BPA is a chemical used to harden plastic and can found in a number of consumer products, including hard plastic drinking containers.

According to the BI report, Albert Dejewski was the former LaCroix executive and was fired less than 24 hours after raising concerns about the alleged BPA-free claim.

LaCroix states on its website its cans are BPA-free.

Update: A spokesperson for LaCroix responded to Benzinga with an emailed statement:

All LaCroix beverages are now produced in cans without BPA liners. We began converting to BPA-free liners two years ago, and continued as suppliers were able to supply cans. As of April 2019, all cans produced for LaCroix products were produced without BPA liners.

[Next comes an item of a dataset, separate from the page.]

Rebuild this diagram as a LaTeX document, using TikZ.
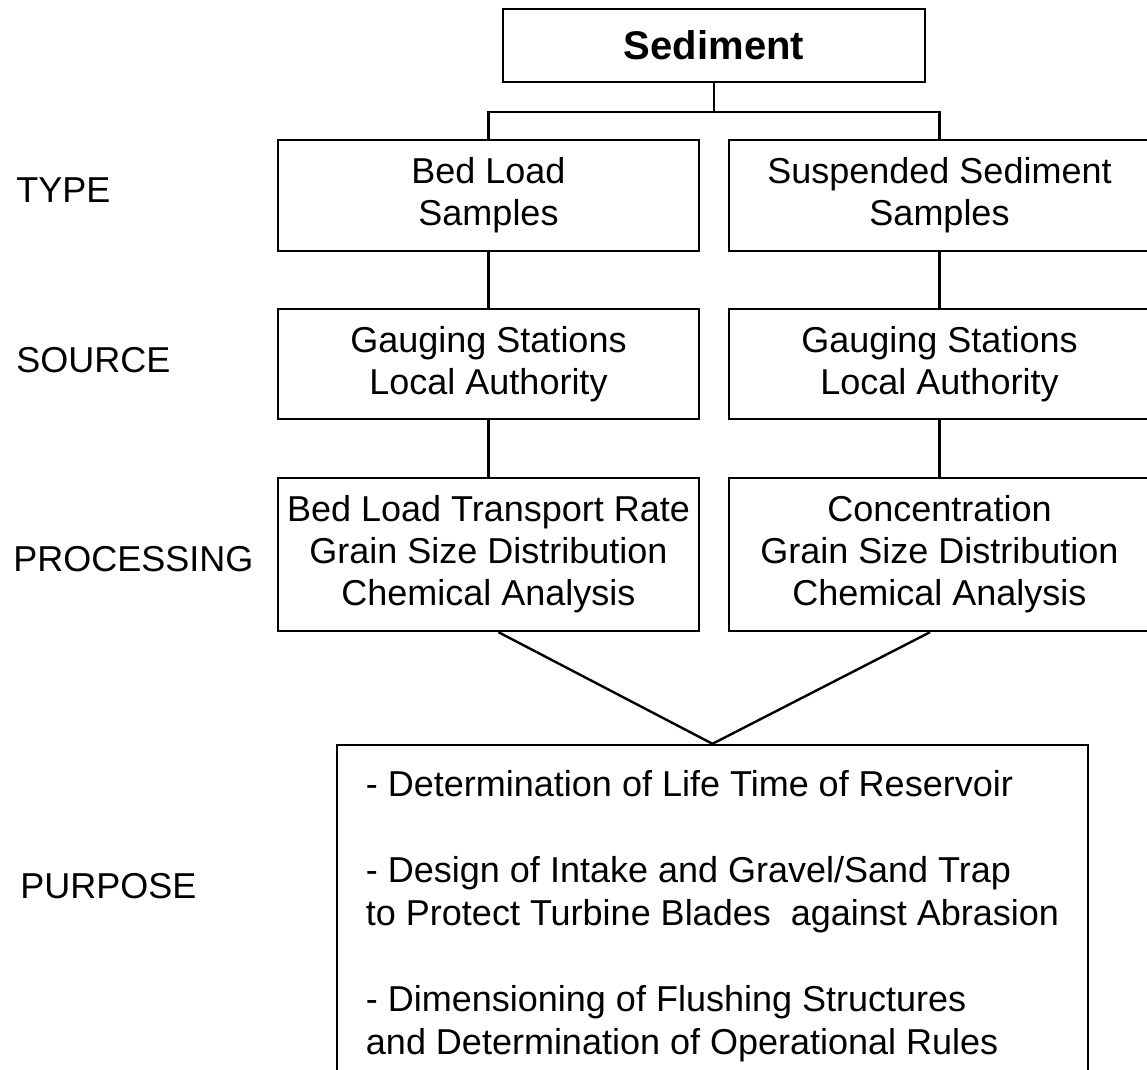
\documentclass[tikz,border=0pt]{standalone}
\usepackage{fontspec}
\setmainfont{Liberation Sans}
\usepackage{tikz}
\usetikzlibrary{positioning}

\tikzset{
    box/.style={draw, line width=1.2pt, align=center, inner xsep=1pt,
        font=\fontsize{18}{21}\selectfont},
    rowlabel/.style={anchor=west, inner sep=0pt, font=\fontsize{18}{21}\selectfont},
    link/.style={line width=1.2pt}
}

\begin{document}
\begin{tikzpicture}[x=0.5pt, y=-0.5pt]
        \clip (0,0) rectangle (1147,1070);

        \node[box, minimum width=211pt, minimum height=36.5pt,
            font=\fontsize{20}{24}\bfseries] (sed) at (714,45.5) {Sediment};

        \node[box, minimum width=210.5pt, minimum height=55.5pt] (typeL) at (488.5,195.5) {Bed Load\\Samples};
        \node[box, minimum width=210.5pt, minimum height=55.5pt] (typeR) at (939.5,195.5) {Suspended Sediment\\Samples};

        \node[box, minimum width=210.5pt, minimum height=55pt] (srcL) at (488.5,364) {Gauging Stations\\Local Authority};
        \node[box, minimum width=210.5pt, minimum height=55pt] (srcR) at (939.5,364) {Gauging Stations\\Local Authority};

        \node[box, minimum width=210.5pt, minimum height=76.5pt] (procL) at (488.5,554.5)
            {Bed Load Transport Rate\\Grain Size Distribution\\Chemical Analysis};
        \node[box, minimum width=210.5pt, minimum height=76.5pt] (procR) at (939.5,554.5)
            {Concentration\\Grain Size Distribution\\Chemical Analysis};

        \node[box, align=left, minimum width=375.5pt, minimum height=171pt,
            font=\fontsize{18}{21.5}\selectfont] (purp) at (712.5,916)
            {- Determination of Life Time of Reservoir\\[21.5pt]
             - Design of Intake and Gravel/Sand Trap\\
             to Protect Turbine Blades\ \ against Abrasion\\[21.5pt]
             - Dimensioning of Flushing Structures\\
             and Determination of Operational Rules};

        % row labels
        \node[rowlabel] (lblType) at (16,190) {TYPE};
        \node[rowlabel] (lblSource) at (16,360) {SOURCE};
        \node[rowlabel] (lblProc) at (13,559) {PROCESSING};
        \node[rowlabel] (lblPurp) at (20,886) {PURPOSE};

        \coordinate (split) at (714,112);
        \draw[link] (sed) -- (split);
        \draw[link] (typeL.north) |- (split) -| (typeR.north);
        \draw[link] (typeL) -- (srcL);
        \draw[link] (typeR) -- (srcR);
        \draw[link] (srcL) -- (procL);
        \draw[link] (srcR) -- (procR);
        \draw[link] ([xshift=5pt]procL.south) -- (purp.north) -- ([xshift=-4.75pt]procR.south);
    \end{tikzpicture}
\end{document}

The FDA has stated BPA liners are safe and pose no risk at the trace levels found from its use in can linings of food and beverage products.

False statements were made in litigation brought by a former employee seeking to extract a monetary recovery from the company. We intend to vigorously defend our company and our brands against false claims brought by this disgruntled former employee.

National Beverage's stock traded lower by 7 percent to $44.20 per share at time of publication.